Er is een algemeen kader om te bepalen of jeugdhulp moet worden ingezet. Deze voorwaarden voor het sociaal netwerk wordt zo nodig aansluitend gebruikt om te bepalen of de inzet van een jeugdhulpaanbieder/-verlener niet passend is en het sociaal netwerk wel een passend alternatief is. Aangezien de eisen uit de Jeugdwet niet van toepassing zijn op het sociaal netwerk, maar het wel gaat over het verlenen van jeugdhulp aan een jeugdige wordt de inzet nader onderzocht met behulp van deze voorwaarden.

Als het sociaal netwerk wordt ingezet met een pgb, ontvangen zij een inkomen. Het pgb is niet bedoeld om het inkomen aan te vullen of het verlies van inkomsten te compenseren; er dient tijdens het onderzoek te worden afgewogen of de persoon uit het sociaal netwerk een afweging moet maken tussen het bieden van hulp, zorg en ondersteuning voortkomend uit de problemen en stoornissen van de jeugdige en het verwerven van inkomen. De uitkomsten van dit onderzoek worden meegenomen bij het advies van de jeugdprofessional of er ter zake wel of geen voorziening voor jeugdhulp wordt toegekend.

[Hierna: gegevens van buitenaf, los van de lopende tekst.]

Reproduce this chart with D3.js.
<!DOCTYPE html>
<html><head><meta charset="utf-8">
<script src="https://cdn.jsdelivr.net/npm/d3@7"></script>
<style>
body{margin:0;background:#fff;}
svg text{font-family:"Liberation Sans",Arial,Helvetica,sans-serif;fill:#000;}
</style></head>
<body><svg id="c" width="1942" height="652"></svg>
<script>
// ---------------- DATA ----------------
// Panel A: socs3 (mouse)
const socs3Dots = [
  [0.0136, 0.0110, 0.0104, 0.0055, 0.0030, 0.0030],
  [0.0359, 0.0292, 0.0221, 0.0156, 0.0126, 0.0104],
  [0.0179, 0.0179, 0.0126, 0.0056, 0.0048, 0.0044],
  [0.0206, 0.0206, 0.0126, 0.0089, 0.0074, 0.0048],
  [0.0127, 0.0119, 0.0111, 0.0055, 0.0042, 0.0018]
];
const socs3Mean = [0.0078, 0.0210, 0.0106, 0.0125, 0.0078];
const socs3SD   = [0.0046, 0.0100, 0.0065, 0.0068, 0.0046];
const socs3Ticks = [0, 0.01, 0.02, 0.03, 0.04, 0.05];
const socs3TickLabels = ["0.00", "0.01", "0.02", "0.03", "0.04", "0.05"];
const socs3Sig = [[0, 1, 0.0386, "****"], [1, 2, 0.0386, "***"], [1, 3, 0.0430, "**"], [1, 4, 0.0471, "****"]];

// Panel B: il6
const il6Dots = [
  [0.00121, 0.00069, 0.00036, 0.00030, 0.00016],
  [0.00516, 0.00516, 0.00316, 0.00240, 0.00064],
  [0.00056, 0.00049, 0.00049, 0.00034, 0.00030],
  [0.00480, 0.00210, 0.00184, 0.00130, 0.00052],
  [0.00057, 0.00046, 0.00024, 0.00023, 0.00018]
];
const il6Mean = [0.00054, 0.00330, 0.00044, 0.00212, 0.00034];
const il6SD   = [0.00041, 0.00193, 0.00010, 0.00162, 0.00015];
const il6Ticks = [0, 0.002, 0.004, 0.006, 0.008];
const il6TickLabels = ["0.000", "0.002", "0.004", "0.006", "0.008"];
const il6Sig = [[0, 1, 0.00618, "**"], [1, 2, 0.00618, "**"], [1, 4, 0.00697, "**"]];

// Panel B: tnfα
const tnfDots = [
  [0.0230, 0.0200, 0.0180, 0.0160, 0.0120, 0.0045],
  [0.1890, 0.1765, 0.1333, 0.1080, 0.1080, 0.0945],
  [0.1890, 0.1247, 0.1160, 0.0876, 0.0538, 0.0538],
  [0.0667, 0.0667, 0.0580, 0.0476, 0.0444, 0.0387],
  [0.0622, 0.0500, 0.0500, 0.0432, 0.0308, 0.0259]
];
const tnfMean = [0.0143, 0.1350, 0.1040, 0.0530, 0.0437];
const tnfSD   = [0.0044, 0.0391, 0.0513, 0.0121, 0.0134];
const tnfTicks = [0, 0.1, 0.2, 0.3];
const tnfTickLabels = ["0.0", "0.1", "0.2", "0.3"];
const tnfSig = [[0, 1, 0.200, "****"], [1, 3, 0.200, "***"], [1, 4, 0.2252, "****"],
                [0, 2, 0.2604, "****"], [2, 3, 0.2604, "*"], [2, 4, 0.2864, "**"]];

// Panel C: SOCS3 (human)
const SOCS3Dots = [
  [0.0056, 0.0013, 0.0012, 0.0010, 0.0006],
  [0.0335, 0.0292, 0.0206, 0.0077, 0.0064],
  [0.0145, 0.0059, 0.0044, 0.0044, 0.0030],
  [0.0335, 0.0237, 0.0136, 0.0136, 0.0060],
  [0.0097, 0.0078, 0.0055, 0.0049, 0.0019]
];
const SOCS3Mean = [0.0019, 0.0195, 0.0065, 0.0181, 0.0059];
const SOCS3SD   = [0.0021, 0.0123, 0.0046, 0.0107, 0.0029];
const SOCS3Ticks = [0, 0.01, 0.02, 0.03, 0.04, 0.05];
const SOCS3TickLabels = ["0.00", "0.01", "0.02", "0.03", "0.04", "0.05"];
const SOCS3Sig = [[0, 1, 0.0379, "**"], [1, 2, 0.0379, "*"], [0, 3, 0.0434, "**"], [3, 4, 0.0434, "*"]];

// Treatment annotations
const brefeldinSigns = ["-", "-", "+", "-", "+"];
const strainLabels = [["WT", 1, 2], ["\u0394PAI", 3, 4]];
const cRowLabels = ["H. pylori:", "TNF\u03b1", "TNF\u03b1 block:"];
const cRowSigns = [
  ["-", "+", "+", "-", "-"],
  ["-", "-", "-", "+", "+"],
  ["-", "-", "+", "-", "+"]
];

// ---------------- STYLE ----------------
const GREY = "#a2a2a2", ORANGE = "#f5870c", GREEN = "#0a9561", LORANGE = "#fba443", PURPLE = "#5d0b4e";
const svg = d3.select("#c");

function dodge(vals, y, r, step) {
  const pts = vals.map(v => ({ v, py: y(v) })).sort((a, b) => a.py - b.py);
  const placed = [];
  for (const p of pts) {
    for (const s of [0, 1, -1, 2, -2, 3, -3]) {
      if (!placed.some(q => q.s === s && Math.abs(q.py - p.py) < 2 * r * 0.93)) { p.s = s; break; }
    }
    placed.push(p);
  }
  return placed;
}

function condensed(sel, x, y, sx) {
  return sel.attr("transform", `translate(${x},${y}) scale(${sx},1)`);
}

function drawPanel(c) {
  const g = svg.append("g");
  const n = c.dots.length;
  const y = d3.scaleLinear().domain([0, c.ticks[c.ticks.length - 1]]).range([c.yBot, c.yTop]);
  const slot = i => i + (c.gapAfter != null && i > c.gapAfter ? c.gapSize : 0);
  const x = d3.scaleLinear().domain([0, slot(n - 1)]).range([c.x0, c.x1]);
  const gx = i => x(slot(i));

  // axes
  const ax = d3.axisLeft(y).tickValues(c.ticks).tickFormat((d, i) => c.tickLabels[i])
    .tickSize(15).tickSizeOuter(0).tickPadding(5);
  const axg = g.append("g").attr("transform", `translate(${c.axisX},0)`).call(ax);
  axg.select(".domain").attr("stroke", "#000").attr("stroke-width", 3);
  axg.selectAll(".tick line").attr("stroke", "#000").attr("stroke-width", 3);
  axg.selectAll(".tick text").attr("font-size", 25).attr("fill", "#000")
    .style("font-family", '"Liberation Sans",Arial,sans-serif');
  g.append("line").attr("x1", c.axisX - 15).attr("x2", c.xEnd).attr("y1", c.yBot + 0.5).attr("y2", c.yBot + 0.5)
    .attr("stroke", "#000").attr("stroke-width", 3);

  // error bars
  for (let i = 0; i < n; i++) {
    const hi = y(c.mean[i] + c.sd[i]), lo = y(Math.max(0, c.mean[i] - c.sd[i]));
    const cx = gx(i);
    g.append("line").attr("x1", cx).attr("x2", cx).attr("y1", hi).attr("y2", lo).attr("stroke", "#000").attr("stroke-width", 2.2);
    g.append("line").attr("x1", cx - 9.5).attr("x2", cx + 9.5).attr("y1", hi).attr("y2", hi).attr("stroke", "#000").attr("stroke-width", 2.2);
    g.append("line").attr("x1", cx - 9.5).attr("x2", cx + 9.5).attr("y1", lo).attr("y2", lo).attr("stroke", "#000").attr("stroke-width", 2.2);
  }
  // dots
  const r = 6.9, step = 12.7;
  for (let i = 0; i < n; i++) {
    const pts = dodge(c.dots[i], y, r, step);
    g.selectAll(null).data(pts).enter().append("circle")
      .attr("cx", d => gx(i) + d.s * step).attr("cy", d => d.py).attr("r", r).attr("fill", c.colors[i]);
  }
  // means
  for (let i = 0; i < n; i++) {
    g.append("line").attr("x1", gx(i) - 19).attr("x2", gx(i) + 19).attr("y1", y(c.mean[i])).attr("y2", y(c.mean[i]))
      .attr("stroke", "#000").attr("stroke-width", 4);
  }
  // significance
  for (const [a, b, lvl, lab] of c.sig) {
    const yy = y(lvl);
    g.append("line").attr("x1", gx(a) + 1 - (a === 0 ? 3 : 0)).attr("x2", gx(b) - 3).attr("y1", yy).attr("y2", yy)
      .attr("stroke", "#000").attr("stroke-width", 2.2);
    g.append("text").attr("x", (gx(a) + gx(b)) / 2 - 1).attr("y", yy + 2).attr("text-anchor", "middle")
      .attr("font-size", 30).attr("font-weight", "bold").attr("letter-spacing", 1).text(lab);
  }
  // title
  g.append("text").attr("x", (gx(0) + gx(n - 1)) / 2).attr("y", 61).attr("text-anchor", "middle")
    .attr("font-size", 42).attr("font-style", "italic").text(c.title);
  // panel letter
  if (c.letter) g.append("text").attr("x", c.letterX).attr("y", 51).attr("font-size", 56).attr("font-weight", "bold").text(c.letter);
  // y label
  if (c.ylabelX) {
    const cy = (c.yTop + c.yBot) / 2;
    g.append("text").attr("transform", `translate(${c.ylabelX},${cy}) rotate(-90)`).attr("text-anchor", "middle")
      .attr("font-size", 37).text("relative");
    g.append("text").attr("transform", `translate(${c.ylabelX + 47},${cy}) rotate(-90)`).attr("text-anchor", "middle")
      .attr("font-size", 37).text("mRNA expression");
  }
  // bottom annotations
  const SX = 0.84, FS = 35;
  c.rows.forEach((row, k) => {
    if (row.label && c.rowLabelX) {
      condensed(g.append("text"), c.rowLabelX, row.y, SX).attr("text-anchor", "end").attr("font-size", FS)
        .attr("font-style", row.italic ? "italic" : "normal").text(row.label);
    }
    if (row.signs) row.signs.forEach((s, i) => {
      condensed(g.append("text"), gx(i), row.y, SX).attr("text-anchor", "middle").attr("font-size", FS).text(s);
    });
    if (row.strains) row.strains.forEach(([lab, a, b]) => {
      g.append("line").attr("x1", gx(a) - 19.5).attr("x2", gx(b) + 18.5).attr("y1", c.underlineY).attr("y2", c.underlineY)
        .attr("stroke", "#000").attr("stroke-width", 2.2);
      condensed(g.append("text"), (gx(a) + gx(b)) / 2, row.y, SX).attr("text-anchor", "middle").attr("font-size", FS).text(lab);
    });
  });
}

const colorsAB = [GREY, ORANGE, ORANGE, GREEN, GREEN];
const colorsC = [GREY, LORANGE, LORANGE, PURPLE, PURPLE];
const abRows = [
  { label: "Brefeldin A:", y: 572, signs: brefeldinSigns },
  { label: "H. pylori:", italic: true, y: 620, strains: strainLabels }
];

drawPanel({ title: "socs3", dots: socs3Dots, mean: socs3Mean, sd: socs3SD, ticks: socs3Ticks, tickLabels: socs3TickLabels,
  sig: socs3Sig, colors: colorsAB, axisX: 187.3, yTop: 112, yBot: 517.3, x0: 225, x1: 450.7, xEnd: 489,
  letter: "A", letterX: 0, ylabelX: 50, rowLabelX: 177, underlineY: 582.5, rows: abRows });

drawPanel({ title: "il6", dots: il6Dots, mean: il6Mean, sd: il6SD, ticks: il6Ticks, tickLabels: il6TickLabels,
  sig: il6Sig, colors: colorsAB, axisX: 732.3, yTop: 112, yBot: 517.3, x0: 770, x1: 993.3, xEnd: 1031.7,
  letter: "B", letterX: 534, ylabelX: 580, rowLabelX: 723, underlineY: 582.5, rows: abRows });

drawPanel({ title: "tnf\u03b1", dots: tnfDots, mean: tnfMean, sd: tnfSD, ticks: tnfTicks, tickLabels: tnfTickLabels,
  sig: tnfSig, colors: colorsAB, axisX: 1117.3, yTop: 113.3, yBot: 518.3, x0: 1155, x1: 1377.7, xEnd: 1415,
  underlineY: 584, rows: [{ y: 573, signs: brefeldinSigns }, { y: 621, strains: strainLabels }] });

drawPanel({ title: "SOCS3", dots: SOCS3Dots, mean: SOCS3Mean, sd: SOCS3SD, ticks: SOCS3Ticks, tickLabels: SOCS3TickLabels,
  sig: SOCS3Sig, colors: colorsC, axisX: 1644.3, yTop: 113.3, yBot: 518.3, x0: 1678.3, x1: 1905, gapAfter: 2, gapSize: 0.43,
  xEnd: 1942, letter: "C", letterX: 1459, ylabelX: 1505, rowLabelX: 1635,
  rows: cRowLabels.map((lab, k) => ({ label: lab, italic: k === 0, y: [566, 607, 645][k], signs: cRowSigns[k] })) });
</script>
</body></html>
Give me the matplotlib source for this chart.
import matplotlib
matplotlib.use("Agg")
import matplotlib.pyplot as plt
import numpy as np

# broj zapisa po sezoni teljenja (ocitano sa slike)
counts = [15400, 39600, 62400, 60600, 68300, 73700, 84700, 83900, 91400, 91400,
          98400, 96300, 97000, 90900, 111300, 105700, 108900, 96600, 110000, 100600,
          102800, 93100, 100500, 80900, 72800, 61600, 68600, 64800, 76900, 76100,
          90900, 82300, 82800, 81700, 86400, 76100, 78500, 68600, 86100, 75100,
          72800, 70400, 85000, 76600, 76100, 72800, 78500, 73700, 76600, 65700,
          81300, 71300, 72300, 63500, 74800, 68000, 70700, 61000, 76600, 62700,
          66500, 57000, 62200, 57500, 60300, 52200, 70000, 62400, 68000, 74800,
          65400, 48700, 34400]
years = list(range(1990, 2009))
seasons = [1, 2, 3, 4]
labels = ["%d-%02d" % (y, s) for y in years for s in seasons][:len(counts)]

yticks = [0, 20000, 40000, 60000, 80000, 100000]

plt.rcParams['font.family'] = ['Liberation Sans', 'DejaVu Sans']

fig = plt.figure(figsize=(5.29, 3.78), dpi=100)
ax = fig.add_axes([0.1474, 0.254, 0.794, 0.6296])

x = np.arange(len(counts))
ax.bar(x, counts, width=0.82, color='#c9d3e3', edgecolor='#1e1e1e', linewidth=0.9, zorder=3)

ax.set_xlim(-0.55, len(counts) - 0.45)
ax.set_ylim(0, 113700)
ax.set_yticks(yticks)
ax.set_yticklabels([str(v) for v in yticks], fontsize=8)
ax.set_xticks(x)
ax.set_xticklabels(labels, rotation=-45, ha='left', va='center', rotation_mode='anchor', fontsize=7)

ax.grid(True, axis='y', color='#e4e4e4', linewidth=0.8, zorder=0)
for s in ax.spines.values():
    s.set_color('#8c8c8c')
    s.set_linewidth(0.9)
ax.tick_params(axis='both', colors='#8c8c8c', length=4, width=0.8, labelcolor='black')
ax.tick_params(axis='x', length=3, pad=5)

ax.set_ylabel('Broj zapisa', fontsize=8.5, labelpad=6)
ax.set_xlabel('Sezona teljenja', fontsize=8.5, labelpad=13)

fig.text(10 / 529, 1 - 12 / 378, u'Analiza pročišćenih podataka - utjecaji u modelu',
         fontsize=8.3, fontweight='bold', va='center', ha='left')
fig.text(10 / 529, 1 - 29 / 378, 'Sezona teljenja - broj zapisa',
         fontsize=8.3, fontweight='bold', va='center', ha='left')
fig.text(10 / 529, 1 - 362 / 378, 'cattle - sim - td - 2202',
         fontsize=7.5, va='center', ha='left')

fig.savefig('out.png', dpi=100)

Artikel 16.Eisen aan het sociaal netwerk

Het sociaal netwerk kan niet voldoen aan de kwaliteitseisen die aan jeugdhulpaanbieders/-verleners worden gesteld in de Jeugdwet. Daarom heeft het college zelf eisen gesteld waaraan de persoon uit het sociaal netwerk moet voldoen. Zo moet onder andere deze persoon de leeftijd van 18 jaar hebben bereikt en in staat zijn de hulp, zorg en ondersteuning passend te bieden die nodig is voor de vastgestelde problemen. Eerder is immers vastgesteld dat de jeugdige problemen en stoornissen heeft, die de inzet van jeugdhulp maakt. Het sociaal netwerk moet in staat de doelen te realiseren, die in het actieplan zijn opgenomen.

Ook mag de persoon uit het sociaal netwerk geen handelingen uitvoeren die alleen door professionals zouden moeten worden uitgevoerd. Het bieden van hulp, zorg en ondersteuning aan de jeugdige mag er niet toe leiden dat deze persoon zelf overbelast raakt.

Verder is het van belang dat het pgb niet wordt misbruikt voor andere doeleinden en de inzet van een persoon uit het sociaal netwerk een vrije keuze is van de aanvrager.